Analyse

Les femmes boudées par le capital-investissement


Les femmes boudées par le capital-investissement
Dunya Bouhacene, cofondatrice et dirigeante du Women Equity Program. - DR
  • 30 Juin 2020

Les entreprises dirigées par des femmes ne représentent que 5 % des investissements du private equity. Dunya Bouhacene et Sophie Nordmann, du Women Equity Program, expliquent cette sous-représentation.

Est-ce une solitude contrainte ou choisie ? Seule une faible part des entreprises dirigées par des femmes (directrices générales, présidentes, PDG, gérantes, etc.) sont accompagnées dans leur développement par le capital-investissement.

« Les études que nous menons depuis 2009 montrent que les entreprises dirigées par des femmes représentent moins de 5 % des investissements, du capital amorçage jusqu'au capital transmission. C'est un taux très faible, sachant que 30 % des créations d'entreprise sont portées par des femmes, et que près de 20 % des entreprises françaises, de tous secteurs, entre 4 et 150 millions de chiffre d'affaires, sont dirigées par des femmes », indique Dunya Bouhacene, cofondatrice et dirigeante du Women Equity Program , qui a pour vocation de promouvoir les PME de croissance dirigées par des femmes. Une vraie perte de valeur.
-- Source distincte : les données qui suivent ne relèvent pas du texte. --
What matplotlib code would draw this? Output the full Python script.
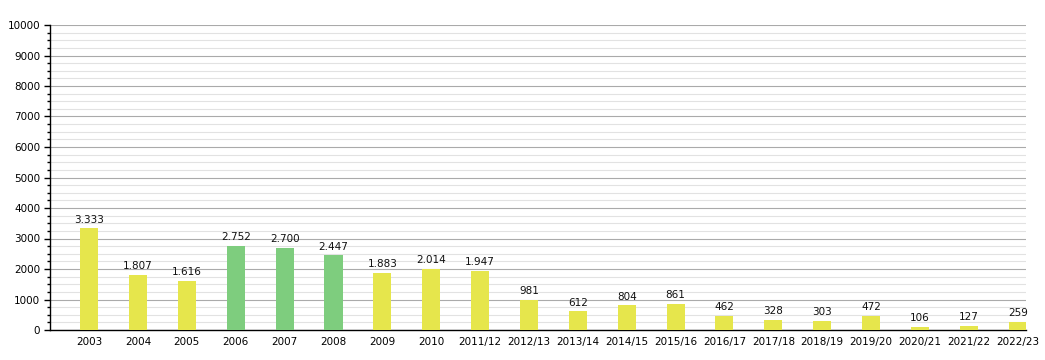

« C'est un échec à la fois pour l'industrie du capital-investissement, et pour l'économie en général. D'autant plus important que ces entreprises surperforment : les études montrent que leur EBE est supérieur de près de 3 points (soit un écart de 43 %) à la moyenne des entreprises comparables. Même après la crise de 2008, les entreprises dirigées par des femmes avaient accusé une baisse de chiffre d'affaires de 0,6 %, tandis que la moyenne était à 5 % », souligne Sophie Nordmann, directrice générale des activités de private equity de Women Equity.
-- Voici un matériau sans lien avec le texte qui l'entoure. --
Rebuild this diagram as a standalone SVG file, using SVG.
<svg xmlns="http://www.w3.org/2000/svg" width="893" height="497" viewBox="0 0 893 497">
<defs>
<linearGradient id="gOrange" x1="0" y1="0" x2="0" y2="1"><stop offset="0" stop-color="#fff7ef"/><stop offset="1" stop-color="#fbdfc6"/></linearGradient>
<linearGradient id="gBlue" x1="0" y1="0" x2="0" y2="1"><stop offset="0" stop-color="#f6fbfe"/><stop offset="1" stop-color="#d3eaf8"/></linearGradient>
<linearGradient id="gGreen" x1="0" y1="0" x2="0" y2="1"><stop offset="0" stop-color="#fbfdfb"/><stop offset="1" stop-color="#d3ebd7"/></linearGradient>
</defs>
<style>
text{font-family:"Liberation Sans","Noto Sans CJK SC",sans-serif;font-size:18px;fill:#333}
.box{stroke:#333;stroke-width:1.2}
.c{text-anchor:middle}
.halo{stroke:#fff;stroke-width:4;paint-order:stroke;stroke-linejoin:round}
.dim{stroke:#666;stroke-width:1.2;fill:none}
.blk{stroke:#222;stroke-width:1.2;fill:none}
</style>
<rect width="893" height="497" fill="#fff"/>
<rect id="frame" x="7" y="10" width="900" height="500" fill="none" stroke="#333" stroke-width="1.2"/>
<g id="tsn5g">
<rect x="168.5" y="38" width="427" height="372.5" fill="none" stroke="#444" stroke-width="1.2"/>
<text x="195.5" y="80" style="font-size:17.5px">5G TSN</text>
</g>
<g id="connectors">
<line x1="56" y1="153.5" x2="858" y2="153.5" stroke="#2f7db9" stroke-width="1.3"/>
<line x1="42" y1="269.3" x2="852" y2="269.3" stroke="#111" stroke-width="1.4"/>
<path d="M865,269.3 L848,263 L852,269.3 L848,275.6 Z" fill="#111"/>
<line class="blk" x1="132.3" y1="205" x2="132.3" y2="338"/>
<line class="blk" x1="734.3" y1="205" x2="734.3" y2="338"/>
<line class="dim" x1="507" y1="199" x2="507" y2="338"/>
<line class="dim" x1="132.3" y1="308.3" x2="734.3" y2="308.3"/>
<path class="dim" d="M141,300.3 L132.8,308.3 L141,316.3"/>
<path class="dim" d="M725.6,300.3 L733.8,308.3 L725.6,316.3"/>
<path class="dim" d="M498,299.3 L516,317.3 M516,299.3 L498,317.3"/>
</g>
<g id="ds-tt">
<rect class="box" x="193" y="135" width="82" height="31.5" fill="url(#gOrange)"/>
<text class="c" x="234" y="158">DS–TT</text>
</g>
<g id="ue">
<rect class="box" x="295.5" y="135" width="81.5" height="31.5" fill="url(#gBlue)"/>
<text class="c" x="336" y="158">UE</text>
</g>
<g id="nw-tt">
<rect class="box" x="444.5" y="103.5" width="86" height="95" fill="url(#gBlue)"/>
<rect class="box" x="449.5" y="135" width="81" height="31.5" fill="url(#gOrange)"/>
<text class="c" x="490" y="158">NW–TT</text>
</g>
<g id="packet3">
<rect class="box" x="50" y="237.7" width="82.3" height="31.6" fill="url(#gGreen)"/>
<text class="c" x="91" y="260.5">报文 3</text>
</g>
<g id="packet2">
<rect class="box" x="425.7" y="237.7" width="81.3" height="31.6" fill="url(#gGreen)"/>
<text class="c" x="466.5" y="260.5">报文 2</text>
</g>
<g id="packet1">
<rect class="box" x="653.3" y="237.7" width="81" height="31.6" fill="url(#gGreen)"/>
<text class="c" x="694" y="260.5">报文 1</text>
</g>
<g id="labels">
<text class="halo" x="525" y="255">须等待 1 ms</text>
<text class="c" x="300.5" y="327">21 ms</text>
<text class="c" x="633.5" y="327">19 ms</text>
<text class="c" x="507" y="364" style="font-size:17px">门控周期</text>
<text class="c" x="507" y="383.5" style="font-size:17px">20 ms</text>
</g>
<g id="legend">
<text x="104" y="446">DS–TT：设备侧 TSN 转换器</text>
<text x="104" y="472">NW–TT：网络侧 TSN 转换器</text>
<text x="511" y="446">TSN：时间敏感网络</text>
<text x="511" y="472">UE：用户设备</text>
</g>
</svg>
Des structures de pouvoir très masculines

Pourquoi une telle désaffection ? « Tout d'abord, parce que les dossiers n'arrivent pas sur les bureaux des spécialistes du capital-investissement, affirme Sophie Nordmann. Aujourd'hui, la part des dossiers propriétaires, non intermédiés, a beaucoup chuté : l'essentiel des cibles arrive entre les mains des spécialistes du private equity via des intermédiaires - banques d'affaires, spécialistes du M & A - ou encore à travers des réseaux d'affaires, des organismes de branche ou des clubs, etc. Autant de structures où les femmes sont très peu nombreuses, pour des raisons historiques, sociétales et comportementales... »

Par ailleurs, certains travers d'analyses historiques persistent incontestablement. « Les sociétés de capital-investissement ont toujours des structures de pouvoir très masculines. Beaucoup de professionnels ont du mal à envisager qu'une femme puisse conduire avec succès des affaires de taille importante... », explique Dunya Bouhacene. Résultat ? Les entreprises dirigées par des femmes paraissent invisibles. « Il y a un vrai travail de cartographie et d'identification à mener pour y accéder », reconnaît Sophie Nordmann.

Prêtes à ouvrir leur capital

Reste ensuite à convaincre, car les femmes dirigeantes semblent plus difficiles que leurs homologues masculins.

« Elles ont en général beaucoup bataillé pour arriver au premier plan, sont parvenues à faire croître leur entreprise dans un univers particulièrement contraint et ont finalement sécurisé l'avenir en faisant très attention à la marge. Elles ne sont donc prêtes à ouvrir leur capital que si on leur propose, en contrepartie, une réelle valeur ajoutée », décrypte Sophie Nordmann, actuellement en cours de levée d'un fonds spécialisé : 150 millions d'euros qui seront exclusivement investis dans des entreprises dirigées par des femmes.

« Nous regardons des entreprises valorisées entre 20 et 200 millions d'euros, pour des investissements, majoritaires ou minoritaires, qui pourraient aller de 7 à 20 millions d'euros », détaille Sophie Nordmann. Le critère majeur ? « La qualité de la vision et de la stratégie ». La base, tous sexes confondus.